Les implications pour la pratique

À notre connaissance, la présente étude est la première à avoir documenté la conciliation travail-famille auprès des employés universitaires, une population peu étudiée à ce jour, ayant pourtant vécu une situation particulière en début de confinement. Les résultats indiquent que les employés universitaires, plus spécifiquement les professeurs, présentaient un niveau de conflit travail-famille modéré ou élevé lors du confinement. Pour les professeurs, la carrière universitaire implique l’adhésion à une culture de la productivité scientifique et une charge de travail difficilement conciliables avec les tâches domestiques et les soins aux enfants. Au regard des défis additionnels auxquels font face les professeurs parents dans le contexte de la pandémie, il semble que la culture universitaire doit s’adapter et mettre de l’avant différents mécanismes de soutien afin d’assurer une réelle prise en compte des répercussions de la pandémie sur la charge de travail et l’avancement des travaux de recherche des professeurs, particulièrement chez ceux ayant plusieurs enfants à charge. De plus, les universités doivent offrir un soutien adéquat à leurs professeurs en ce qui a trait à la formation à distance, tout comme elles doivent mieux soutenir les autres membres de leur personnel dans la réalisation de leurs diverses tâches lorsque ces derniers doivent poursuivre leurs fonctions à la maison.

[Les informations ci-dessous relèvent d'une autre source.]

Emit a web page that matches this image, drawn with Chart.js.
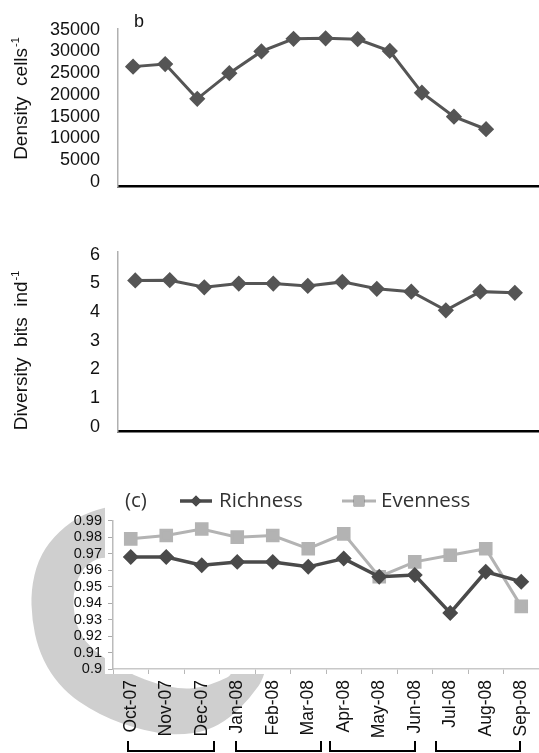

Les employeurs devraient aussi prendre en considération que la performance au travail de leurs employés, parents de jeunes enfants, risque d’être mise à l’épreuve lorsque les écoles primaires et secondaires et les services de garde sont fermés pour une période indéterminée. Plusieurs membres du personnel des universités du Québec ont été confrontés à la détresse des étudiants qui s’inquiétaient quant à leur formation et leur performance scolaires (Flynn et al., 2020). Des formations sur la gestion du stress et de l’anxiété ainsi que la mise en place de différentes stratégies pour faire face à ces situations auraient probablement facilité la tâche des employés des universités, tout en diminuant leurs inquiétudes concernant le bien-être des étudiants. De tels mécanismes pourraient contribuer à réduire la pression à la performance ressentie par les professeurs et les autres membres du personnel, tant dans leur vie professionnelle que familiale. À l’instar d’autres auteurs (Cheng et al., 2021 ; Di Giorgio et al., 2020), nous croyons aussi important, en période de pandémie, que les institutions développent des mesures de soutien à la garde des enfants et à l’enseignement à domicile, incluant de l’aide psychologique, afin de favoriser la conciliation travail-famille.

Conclusion

De façon générale, cette vaste étude indique que les employés universitaires ayant des enfants âgés de 11 ans ou moins présentent majoritairement un conflit travail-famille modéré ou élevé dans le contexte de la pandémie. Elle permet également de mettre en lumière certains facteurs susceptibles de favoriser ou de faire obstacle à la conciliation travail-famille dans cette population de parents, à savoir : le niveau de pression dans l’exercice du rôle parental, la satisfaction du partage des tâches liées aux soins et à l’éducation des enfants, la catégorie d’emploi, la stabilité du rendement au travail et le nombre de jeunes enfants d’âge scolaire. Contrairement à d’autres études menées dans le contexte de la pandémie, cette recherche ne révèle pas de différences statistiquement significatives entre les hommes et les femmes quant au niveau de conflit travail-famille. Ces résultats soulignent la pertinence de mettre en œuvre des programmes de soutien et des mesures de répit pour les pères et les mères ayant de jeunes enfants d’âge scolaire, afin de les aider à concilier leurs responsabilités familiales et professionnelles en temps de crise. De plus, il importe de poursuivre l’étude du phénomène, et ce, de manière longitudinale. D’ailleurs, nous prévoyons le faire au cours de la prochaine année.